四、法院规定的诉讼时效中断的事由均是由当事人的行为引起的,为当事人主观意志所决定的。本案被害人孙某虽然曾向公安机关提出控告,但控告的目的是请求司法机关追究犯罪嫌疑人王某的刑事责任,而非要求王某履行民事赔偿义务。检察机关提起公诉,则是国家司法机关依职权作出的国家行为,代表了国家意志,与当事人提起诉讼具有本质的区别。故第四种意见的立论难以成立。

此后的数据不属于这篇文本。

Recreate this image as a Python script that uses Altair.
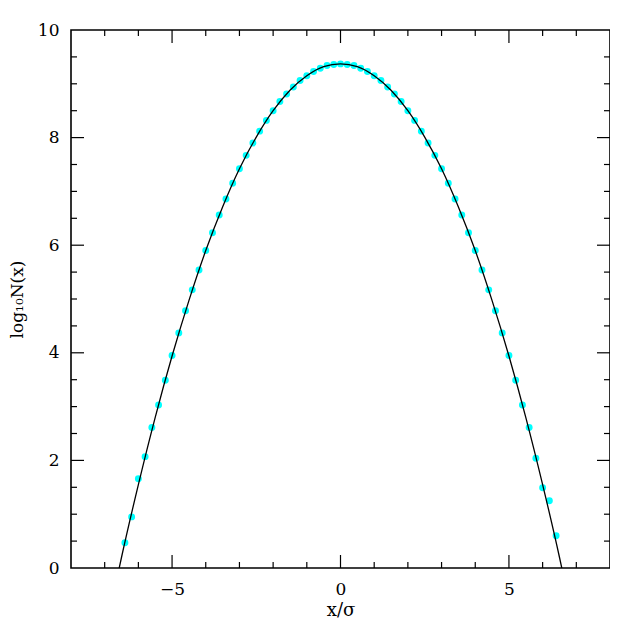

五、民法通则第一百三十七条规定,有特殊情况的,人民法院可以延长诉讼时效期间。延长的事由是特殊情况,其实质是赋予法院自由裁量权,以便更充分地保护当事人的合法权益。但是,法院也不能随意地延长,特殊情况应是不可归责于当事人的客观障碍。本案被害人孙某提起的民事诉讼,与刑事诉讼存在密切的联系,这一基于刑事被告人王某的犯罪行为给被害人孙某造成物质损失和精神伤害而引发的民事诉讼,不同于普通的民事诉讼,其具有特殊性是显而易见的。故笔者认为,对这类有权提起附带民事诉讼的人在刑事判决生效后另行提起民事诉讼的案件,经过审查,在刑事诉讼过程中,如果有权提起附带民事诉讼的人不知道司法机关追究犯罪嫌疑人或被告人的刑事责任的同时,自己还具有行使提起民事诉讼或附带民事诉讼的权利,要求追究致害人的民事责任,则可将整个刑事诉讼过程作为特殊情况,延长诉讼时效期间;如果司法机关已经告知其有权提起附带民事诉讼,并记录在案,而其在刑事判决生效后另行提起民事诉讼的,则从司法机关告知之日起至一审判决宣告之日止这段时间,不能作为诉讼时效延长的特殊情况。另外,根据最高人民法院关于刑事附带民事诉讼范围问题的规定:犯罪分子非法占有、处置被害人财产而使其遭受物质损失的,人民法院应当予以追缴或者责令退赔。被追缴、退赔的情况,人民法院可以作为量刑情节予以考虑。经过追缴或者退赔仍不能弥补损失的,被害人另行提起民事诉讼,人民法院可以受理。根据该司法解释的精神,此类刑事案件的被害人不能提起附带民事诉讼,被追缴、退赔的情况可以作为对刑事被告人的量刑情节考虑,由此可见,此类刑事案件的被害人不是怠于行使民事诉权,而是寄希望于司法机关的追缴和犯罪分子的退赔,故被害人在经过追缴或退赔仍不能弥补损失的情况下,另行提起民事诉讼,理应将整个刑事诉讼过程作为特殊情况,对民事诉讼时效的期间予以延长。结合本案,被害人孙某误认为自己已经向公安机关报刑事案,在刑事诉讼过程中不能再提起民事诉讼,办理刑事案件的司法机关亦未告知其具有提起附带民事诉讼的权利。故其在刑事判决生效后才另行提起民事诉讼,虽已超过民事诉讼时效期间,但可以适用诉讼时效延长的规定,将刑事诉讼过程作为特殊情况,依法延长本案的诉讼时效期间,以切实保护被害人孙某的民事权益。